Leur contribution à la science pour l'instant, ils n'en ont pas ou peu conscience. Ils n'en ont plus les moyens. S'ils ne tenaient qu'à eux, Renato, Laurent et François passeraient volontiers outre le ballet fastidieux qui les mène sur la balance, qui les oblige à prendre un thermomètre sous la langue, à subir la pression du tensiomètre, voir à subir une prise de sang. Mais lorsqu'ils s'oublient, les bénévoles, amis ou scientifiques intéressés, se chargent de les remettre dans le droit chemin: «Tu t'es pesé? As-tu enlevé tes souliers?» Les questions fusent sur un ton chargé d'une pitié admirative. Fastidieux sur l'instant, les trois hommes réaliseront la portée de leur exploit lorsque l'Université de Lausanne ou l'Ecole polytechnique fédérale de Lausanne (EPFL) publieront dans quelques mois les chiffres de leur plongée dans l'extrême endurance.
Dimanche soir, le professeur de sport, le mécanicien et le physicien ne pensent plus qu'à une chose. Dormir. Récupérer ce sommeil volé par deux nuits blanches. Assouvir enfin cette obsession qui se traduit depuis 20 heures par des rides rougeâtres autour des yeux. Une tentation à laquelle les héros de cette épopée moderne ont succombé l'espace… d'une soixantaine de minutes entre 2 et 3 heures dimanche matin, au plus dur de la galère.
Ils le savaient avant de partir: la seconde nuit serait celle de toutes les tentations. Les charmes du Château d'Ouchy dont la «sono» égraine les «tubes à la mode» n'y sont cependant pour rien. Les trois hommes viennent de boucler leur quatrième tour, soit près de 700 kilomètres. Les mains hurlent. François, dans un état second, explique à quelques amis venus le soutenir que ses mains sont trop petites. «Je n'ai plus un endroit sur lequel m'appuyer.» Jovial, Renato plane certain que lui et ses collègues viennent de réussir une performance. «C'est pas mal. Nous sommes partis à 20 heures pour arriver à 1h15.» A ses côtés, Frédy, mécanicien pour l'occasion et garde du camp de base, ne sait comment lui dire qu'il a perdu la notion du temps: «Tu te trompes. Vous êtes partis à 17 heures. C'est votre tour le plus lent.»
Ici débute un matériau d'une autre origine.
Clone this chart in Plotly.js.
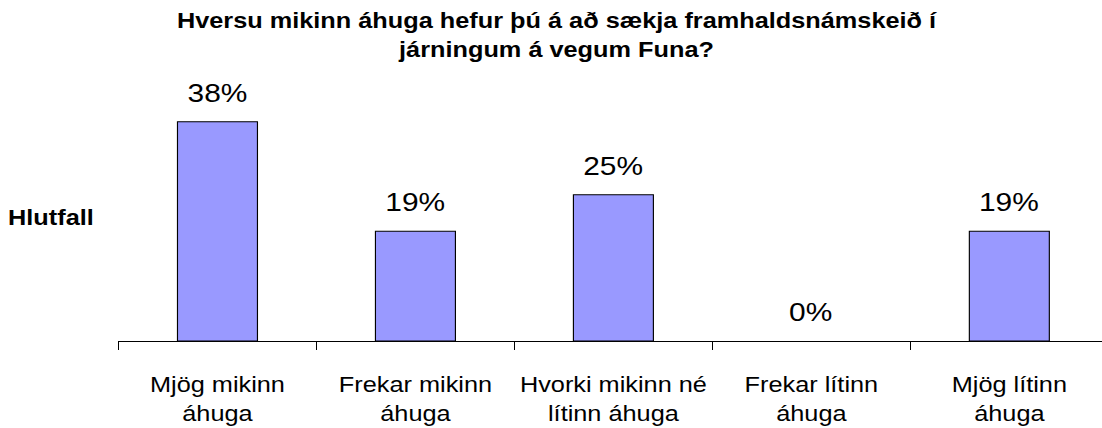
<!DOCTYPE html>
<html>
<head>
<meta charset="utf-8">
<script src="https://cdn.plot.ly/plotly-3.0.1.min.js"></script>
<style>
  html, body { margin: 0; padding: 0; overflow: hidden; background: #fff; }
  #chart { width: 958px; height: 428px; transform: scaleX(1.1503); transform-origin: 0 0; }
</style>
</head>
<body>
<div id="chart"></div>
<script>
// Data
const categories = ['Mjög mikinn<br>áhuga', 'Frekar mikinn<br>áhuga', 'Hvorki mikinn né<br>lítinn áhuga', 'Frekar lítinn<br>áhuga', 'Mjög lítinn<br>áhuga'];
const values = [37.5, 18.75, 25, 0, 18.75];
const titleText = 'Hversu mikinn áhuga hefur þú á að sækja framhaldsnámskeið í<br>járningum á vegum Funa?';
const yTitle = 'Hlutfall';

const FONT = 'Liberation Sans, Arial, sans-serif';

const trace = {
  type: 'bar',
  x: categories,
  y: values,
  marker: { color: '#9999FF', line: { color: '#000000', width: values.map(v => v > 0 ? 1 : 0) } },
  hoverinfo: 'skip'
};

const valueLabels = values.map((v, i) => ({
  x: categories[i], y: v, xref: 'x', yref: 'y',
  text: Math.round(v) + '%',
  showarrow: false, yanchor: 'bottom', yshift: 12,
  font: { family: FONT, size: 26, color: '#000' }
}));

const layout = {
  width: 958, height: 428,
  margin: { l: 103, r: 0, t: 100, b: 87 },
  paper_bgcolor: '#fff', plot_bgcolor: '#fff',
  showlegend: false,
  bargap: 0.596,
  font: { family: FONT, color: '#000' },
  title: {
    text: titleText,
    font: { family: FONT, size: 22, weight: 'bold', color: '#000' },
    xref: 'container', x: 0.505, xanchor: 'center',
    yref: 'container', y: 0.934, yanchor: 'top'
  },
  xaxis: {
    type: 'category',
    range: [-0.5, 4.468],
    showline: true, linecolor: '#000', linewidth: 1,
    ticks: 'outside', tickson: 'boundaries', ticklen: 8, tickcolor: '#000', tickwidth: 1,
    ticklabelstandoff: 24,
    tickfont: { family: FONT, size: 22, color: '#000' },
    showgrid: false, zeroline: false, fixedrange: true
  },
  yaxis: {
    range: [0, 41.2],
    visible: false, showgrid: false, zeroline: false, fixedrange: true
  },
  annotations: valueLabels.concat([{
    xref: 'paper', yref: 'paper', x: -0.0228, y: 0.5145,
    xanchor: 'right', yanchor: 'middle', showarrow: false,
    text: yTitle,
    font: { family: FONT, size: 22, weight: 'bold', color: '#000' }
  }])
};

Plotly.newPlot('chart', [trace], layout, { displayModeBar: false, staticPlot: true });
</script>
</body>
</html>
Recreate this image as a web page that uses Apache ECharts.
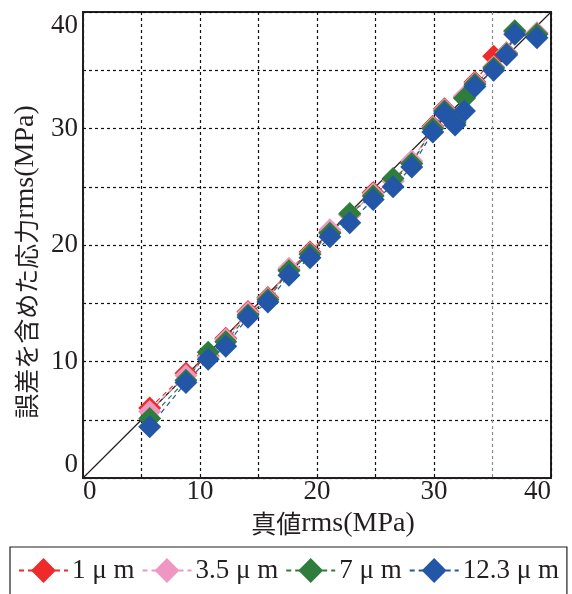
<!DOCTYPE html>
<html>
<head>
<meta charset="utf-8">
<script src="https://cdn.jsdelivr.net/npm/echarts@6/dist/echarts.min.js"></script>
<style>
  html, body { margin: 0; padding: 0; background: #fff; }
  #chart { width: 572px; height: 594px; }
</style>
</head>
<body>
<div id="chart"></div>
<script>
// True rms stress (MPa) shared by every series
const trueRms = [5.7, 8.8, 10.7, 12.2, 14.1, 15.8, 17.6, 19.4, 21.1, 22.8, 24.8, 26.5, 28.1, 29.9, 30.9, 31.8, 32.6, 33.5, 35.1, 36.2, 36.9, 38.8];

// rms stress including error (MPa), one list per gauge size
const rms1um   = [6.0, 9.0, 10.5, 12.0, 14.3, 15.5, 17.9, 19.4, 21.1, 22.6, 24.5, 25.5, 27.0, 30.2, 31.7, 30.6, 32.7, 34.0, 36.2, 36.5, 38.3, 38.2];
const rms3p5um = [5.7, 8.8, 10.4, 11.9, 14.2, 15.4, 18.0, 19.3, 21.3, 22.6, 24.4, 25.5, 27.2, 30.1, 31.6, 30.6, 32.8, 33.9, 35.3, 36.5, 38.3, 38.2];
const rms7um   = [5.1, 8.4, 10.8, 11.7, 14.0, 15.3, 17.8, 19.2, 21.0, 22.7, 24.2, 25.7, 27.0, 30.0, 31.5, 30.5, 32.6, 33.8, 35.2, 36.4, 38.4, 38.1];
const rms12um  = [4.4, 8.2, 10.2, 11.3, 13.8, 15.1, 17.4, 18.9, 20.7, 21.9, 23.9, 25.0, 26.7, 29.7, 31.3, 30.3, 31.5, 33.6, 35.0, 36.3, 38.1, 37.8];

const seriesNames  = ['1 μ m', '3.5 μ m', '7 μ m', '12.3 μ m'];
const seriesValues = [rms1um, rms3p5um, rms7um, rms12um];
const seriesColors = ['#ee2a2a', '#f096c2', '#2f7d3d', '#2356a6'];

// Axis range and ticks
const axisMin = 0, axisMax = 40, gridStep = 5, labelStep = 10;
const refLine = [[0, 0], [40, 40]];

const serif = 'Liberation Serif';
const gothic = 'Noto Sans CJK JP';
const ink = '#231f20';

const chart = echarts.init(document.getElementById('chart'));

function axisCommon() {
  return {
    type: 'value',
    min: axisMin,
    max: axisMax,
    interval: gridStep,
    axisLine: { show: true, onZero: false, lineStyle: { color: ink, width: 2 } },
    axisTick: { show: false },
    splitLine: { show: true, lineStyle: { color: '#111', type: [3, 3], width: 1.2 } },
    axisLabel: {
      color: ink,
      fontFamily: serif,
      fontSize: 27,
      formatter: v => (v % labelStep === 0 ? String(v) : '')
    }
  };
}

const xAxis = axisCommon();
// the vertical line at 35 is printed lighter
xAxis.splitLine.lineStyle.color = ['#111', '#111', '#111', '#111', '#111', '#111', '#111', '#8a8a8a', '#111'];
xAxis.axisLabel.margin = 0;
xAxis.axisLabel.alignMinLabel = 'left';
xAxis.axisLabel.alignMaxLabel = 'right';
xAxis.name = '{jp|真値}{en|rms(MPa)}';
xAxis.nameLocation = 'middle';
xAxis.nameGap = 30;
xAxis.nameTextStyle = {
  padding: [0, 0, 0, 32],
  rich: {
    jp: { fontFamily: gothic, fontSize: 25, color: ink },
    en: { fontFamily: serif, fontSize: 28, color: ink }
  }
};

const yAxis = axisCommon();
yAxis.axisLabel.margin = 5;
yAxis.axisLabel.verticalAlignMinLabel = 'bottom';
yAxis.axisLabel.verticalAlignMaxLabel = 'top';
yAxis.name = '{jp|誤差を含めた応力}{en|rms(MPa)}';
yAxis.nameLocation = 'middle';
yAxis.nameGap = 40;
yAxis.nameTextStyle = {
  padding: [0, 34, 0, 0],
  rich: {
    jp: { fontFamily: gothic, fontSize: 25, color: ink },
    en: { fontFamily: serif, fontSize: 28, color: ink }
  }
};

const series = [{
  name: 'y=x',
  type: 'line',
  data: refLine,
  showSymbol: false,
  silent: true,
  lineStyle: { color: ink, width: 1.2 },
  z: 1
}];

seriesNames.forEach((name, i) => {
  series.push({
    name,
    type: 'line',
    data: trueRms.map((x, k) => [x, seriesValues[i][k]]),
    symbol: 'diamond',
    symbolSize: 23,
    color: seriesColors[i],
    itemStyle: { color: seriesColors[i] },
    lineStyle: { color: seriesColors[i], width: 1.2, type: [5, 4] },
    z: 2
  });
});

chart.setOption({
  animation: false,
  backgroundColor: '#fff',
  grid: {
    left: 83, right: 21, top: 12, bottom: 116,
    show: true, borderColor: ink, borderWidth: 2, backgroundColor: 'transparent'
  },
  xAxis,
  yAxis,
  legend: {
    data: seriesNames,
    left: 10,
    top: 547,
    width: 550,
    padding: [10, 8, 30, 8],
    itemGap: 7,
    itemWidth: 49,
    itemHeight: 31,
    borderColor: ink,
    borderWidth: 1.2,
    textStyle: { fontFamily: serif, fontSize: 27, color: ink, padding: [0, 0, 0, -1] }
  },
  series
});
</script>
</body>
</html>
Renato accuse le coup, puis évacue la déception. Son objectif du moment est de prendre une douche dans le local des employés communaux de la ville de Lausanne situé à 200 mètres. Tout comme François, il ne supporte plus son odeur. Et puis, la caresse de l'eau sur les cuisses gonflées remplacera les mains du masseur, absent pour cause de repas important. Après, ils l'ont décidé en face de Lausanne, sur la côte française, ils s'accorderont un peu de repos dans un sac de couchage apporté par leurs épouses à même le sol du véhicule utilitaire qui sert de base aux deux ingénieurs de l'EPFL. Tant pis pour la règle de départ qui stipulait qu'ils ne s'accorderaient que 20 minutes de pause pour les tests entre chaque tour. Du repos, mais pas de sommeil, comme l'explique Renato: «Je sentais ce qui se passait autour de moi. Un peu comme si je faisais la sieste.» A 3 heures, le réveil est dur. Mais la volonté prend le dessus: «Dans un truc comme celui-là, c'est la tête qu'il faut maîtriser. Les jambes suivent», se convainc François. De toute manière, dans cet exploit gratuit, la vitesse ne compte pas.
Fixée durant trois tours aux environs de 28 km/h, elle a diminué dans ce fameux quatrième tour entraînant un retard sur l'horaire initial. Mais à Lausanne, personne ne leur en fait reproche. Qu'est-ce que deux ou trois heures à attendre sans nouvelle dans le froid à comparer des risques que prend le trio en s'offrant aux chauffards du samedi soir? Et puis, cette attente, un café non sucré à la main, est l'occasion de raconter les premières anecdotes. On relève à gauche qu'ils ne perdent pratiquement pas de poids. A droite, on s'étonne qu'en buvant quasi les mêmes quantités Untel urine moitié moins que son compagnon. Et puis, surtout, il y a la température corporelle. La première nuit les thermomètres se sont figés juste au-dessus des 34 degrés. En bons scientifiques, personne ne se hasarde à des hypothèses saugrenues. On attendra le verdict des ordinateurs. Pendant ce temps, au Château d'Ouchy, Patricia Kaas chantait le blues.